The deposit placed by us pursuant to the lot option contracts is deemed to be a variable interest in the respective land bank entities. Certain of those land bank entities are deemed to be VIEs. Therefore, the land bank entities with which we enter into lot option contracts are evaluated for possible consolidation by the Company.
We believe the activities that most significantly impact a land bank entity’s economic performance are the operating activities of the land bank entity. In the case of development projects, unless and until a land bank entity delivers finished lots for sale, the land bank entity’s equity investors bear the risk of land ownership and do not earn any revenues. The operating development activities are managed by the land bank entity’s equity investors.We possess no more than limited protective legal rights through the lot option contracts in the specific finished lots we are purchasing, and we possess no participative rights in the land bank entities.

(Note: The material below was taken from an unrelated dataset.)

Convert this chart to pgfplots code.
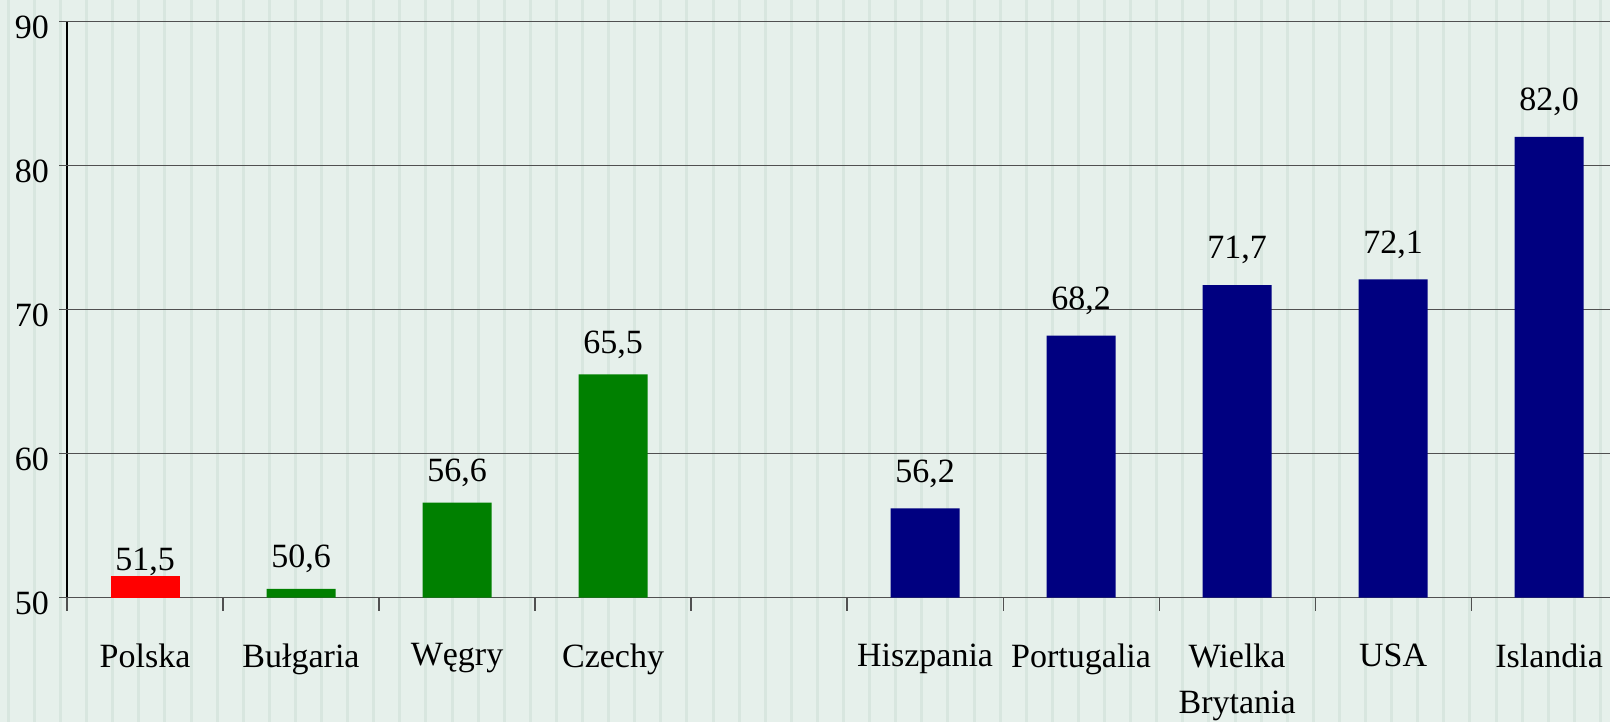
\documentclass[border=0pt]{standalone}
\usepackage{pgfplots}
\pgfplotsset{compat=1.18}
\usepackage{fontspec}
\setmainfont{Liberation Serif}
\definecolor{bg}{RGB}{230,240,235}
\definecolor{stripe}{RGB}{216,230,223}
\definecolor{gridc}{RGB}{80,80,80}
\definecolor{barred}{RGB}{255,0,0}
\definecolor{bargreen}{RGB}{0,128,0}
\definecolor{barnavy}{RGB}{0,0,128}
\begin{document}
\begin{tikzpicture}
\useasboundingbox (0,0) rectangle (805pt,361pt);
\fill[bg] (0,0) rectangle (805pt,361pt);
\foreach \i in {0,...,61} \fill[stripe] ({3.4pt+\i*13.05pt},0) rectangle +(1.5pt,361pt);
\begin{axis}[
  at={(33.5pt,62.2pt)}, anchor=south west,
  scale only axis, width=771.5pt, height=288pt,
  ybar, bar width=34.5pt, bar shift=0pt,
  xmin=-0.5, xmax=9.39, ymin=50, ymax=90,
  axis x line*=bottom, axis y line*=left,
  x axis line style={draw=gridc, line width=0.6pt, -},
  y axis line style={draw=black, line width=0.6pt, -},
  major tick length=0pt,
  tick align=outside,
  /pgf/number format/assume math mode=true,
  xtick={0,1,2,3,5,6,7,8,9},
  xticklabels={Polska,Bułgaria,Węgry,Czechy,Hiszpania,Portugalia,{Wielka\\[3pt]Brytania},USA,Islandia},
  xticklabel style={align=center, yshift=-19.5pt},
  ytick={50,60,70,80,90},
  yticklabel style={xshift=-5.5pt, yshift=-3pt},
  tick label style={font=\fontsize{17}{20}\selectfont, black},
  extra x ticks={-0.5,0.5,1.5,2.5,3.5,4.5,5.5,6.5,7.5,8.5},
  extra x tick labels={},
  extra x tick style={major tick length=6.5pt, tick style={draw=gridc, line width=0.6pt}},
  extra y ticks={50,60,70,80,90},
  extra y tick labels={},
  extra y tick style={major tick length=4pt, tick style={draw=gridc, line width=0.6pt}},
  ymajorgrids,
  major grid style={draw=gridc, line width=0.6pt},
  nodes near coords={\pgfmathprintnumber[fixed,fixed zerofill,precision=1,use comma,assume math mode=true]{\pgfplotspointmeta}},
  every node near coord/.append style={font=\fontsize{17}{20}\selectfont, black},
]
\addplot[fill=barred, draw=none, every node near coord/.append style={yshift=-3.3pt}] coordinates {(0,51.5)};
\addplot[fill=bargreen, draw=none, every node near coord/.append style={yshift=4.4pt}] coordinates {(1,50.6) (2,56.6) (3,65.5)};
\addplot[fill=barnavy, draw=none, every node near coord/.append style={yshift=7pt}] coordinates {(5,56.2) (6,68.2) (7,71.7) (8,72.1) (9,82.0)};
\end{axis}
\end{tikzpicture}
\end{document}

Accordingly, we do not have the power to direct the activities of a land bank entity that most significantly impact its economic performance. For the aforementioned reasons, the Company concluded that it is not the primary beneficiary of the land bank entities with which it enters into lot option contracts, and therefore the Company does not consolidate any of these VIEs. These option contracts generally allow us, at our option, to forfeit our right to purchase the lots for any reason. Our sole legal obligation and economic loss as a result of such forfeitures is limited to the amount of the deposits paid pursuant to such option contracts including accrued interest, any related fees paid to the land bank partner, management of the development to completion and any cost overruns related to the project. The Company’s risk of loss related to finished lot option and land bank option contract deposits and related fees and interest was $355.2 million and $274.9 million as of June 30, 2022 and December 31, 2021, respectively. Any potential cost overruns relative to the project cannot be quantified as the Company has not experienced any significant cost overruns historically.